A new report by Moody’s Investors Service warns that the commercial real estate finance industry could be setting itself up for a fall.

What troubles Moody’s are several key metrics, including annual property appreciation that hit 12% last year, the largest rise since 1978 — and commercial mortgage debt, as a percentage of GDP, which reached 15.8% in the fourth quarter of 2005, topping the record of 15% set in 1988 at the peak of the last real estate cycle.

Other cautionary signs: Moody's loan-to-value ratio on commercial mortgage-backed securities (CMBS) conduit loans hit 103.8% in the first quarter of this year, the highest level on record and a sign of increased balloon refinance risk, says Tad Philipp Moody's managing director for CMBS.

"And the share of conduit loans that is partially or fully interest-only has reached a new high of 70%, nearly triple the level of two years ago, and further contributing to increased balloon risk,” says Philipp.
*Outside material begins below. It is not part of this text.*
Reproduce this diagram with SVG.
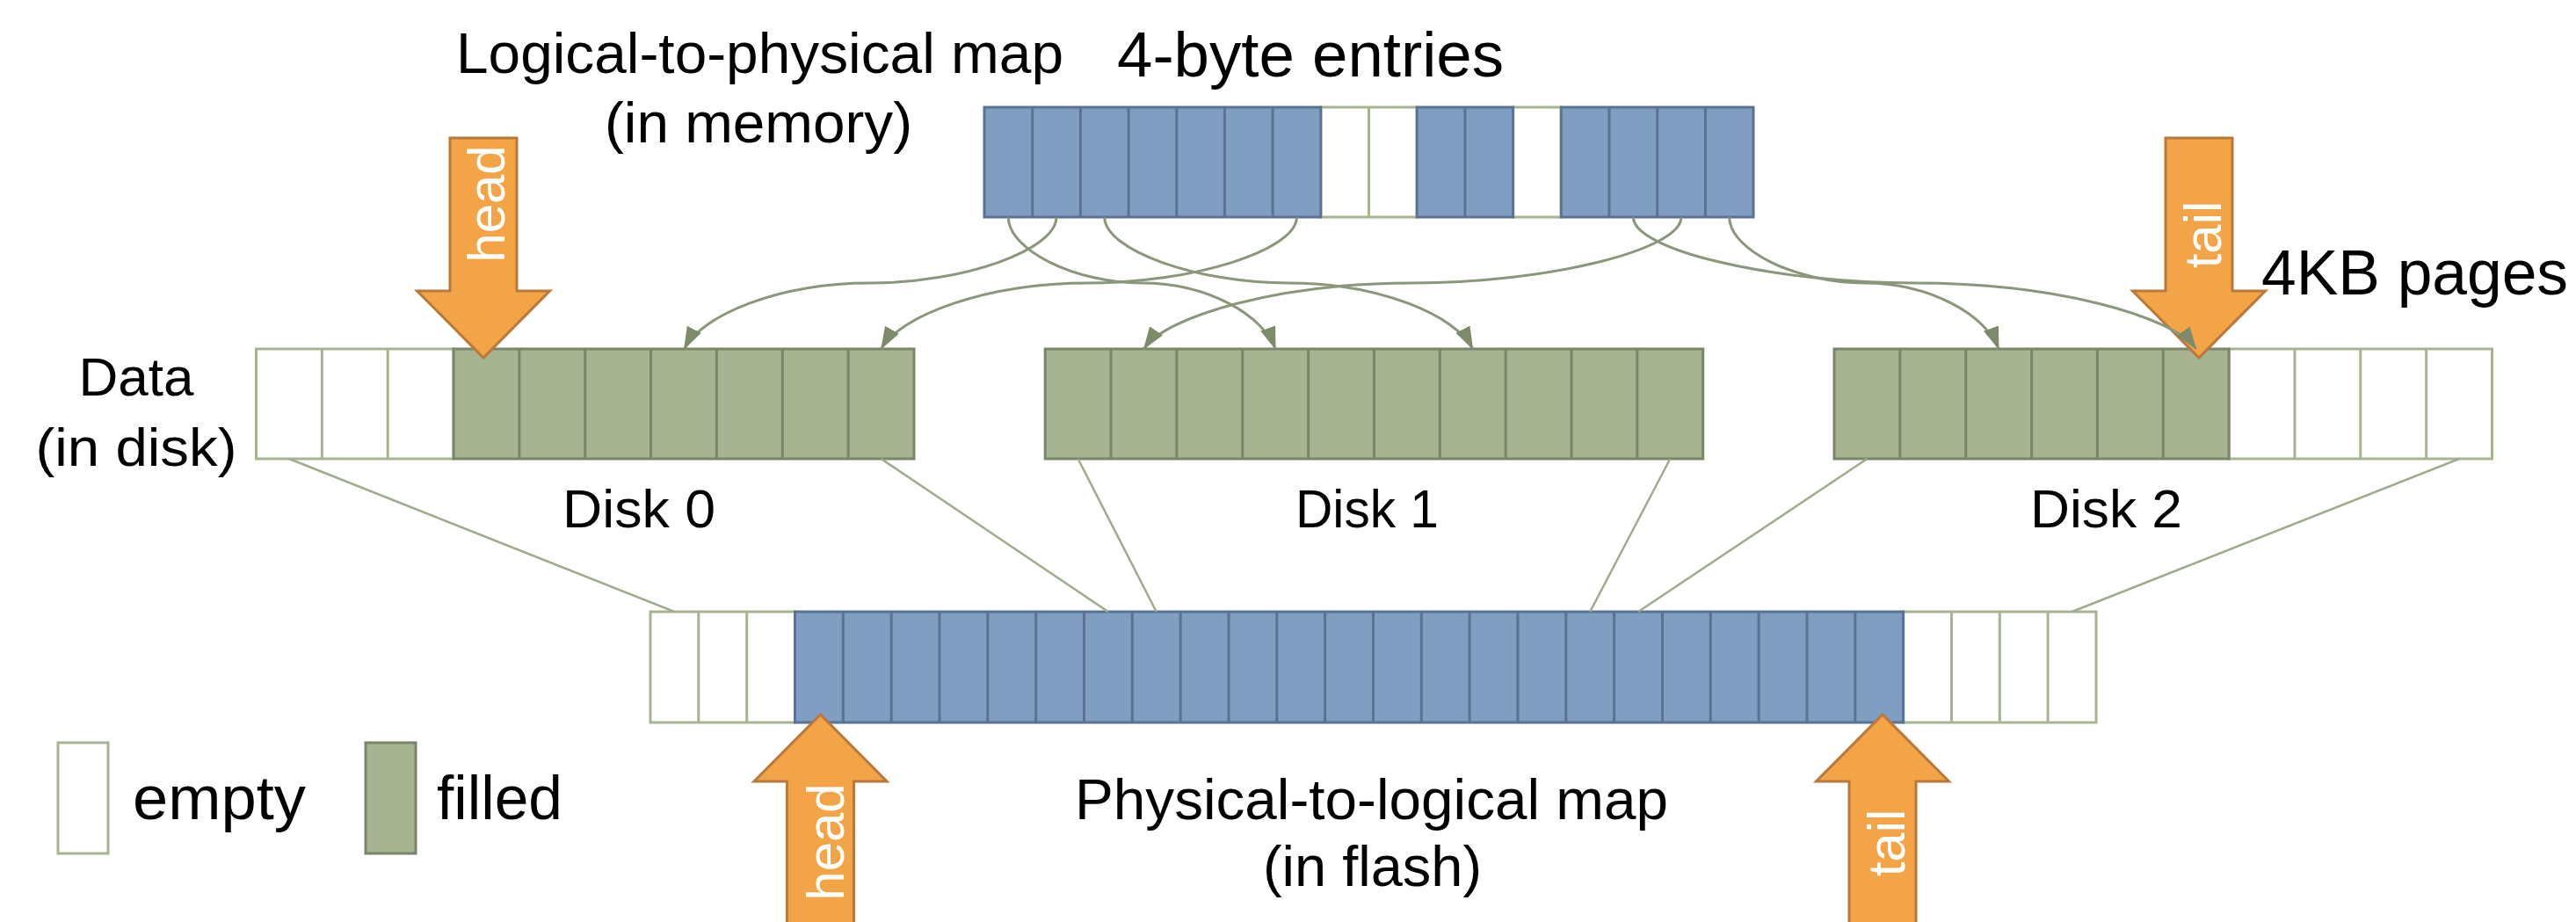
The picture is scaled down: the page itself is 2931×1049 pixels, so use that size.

“The percentage of conduit loans originated below a 1.30 debt service cover ratio was a record 53.4% in the first quarter of this year, signaling increased term default risk.”

Giving buoyancy to the market is the low level of commercial mortgage delinquencies, which remain at or near long-term lows, driven largely by the record level of property price appreciation. Cap rates (the initial yield sought by property investors) reached the lowest levels in 40 years. This powered appreciation far more than improving property market fundamentals.

Another plus for the market is that new construction is proceeding at a fairly benign rate of approximately 1%. The record levels of commercial mortgage debt issuance have therefore been chasing a fairly stable pool of assets, which is consistent with soaring property prices and plunging cap rates.

Overall commercial property fundamentals remain in fairly good shape. However, given the leveraging of the commercial property sector relative to prior cycles, it may now take less of a downturn to cause a meaningful real estate capital markets disruption, says Philipp.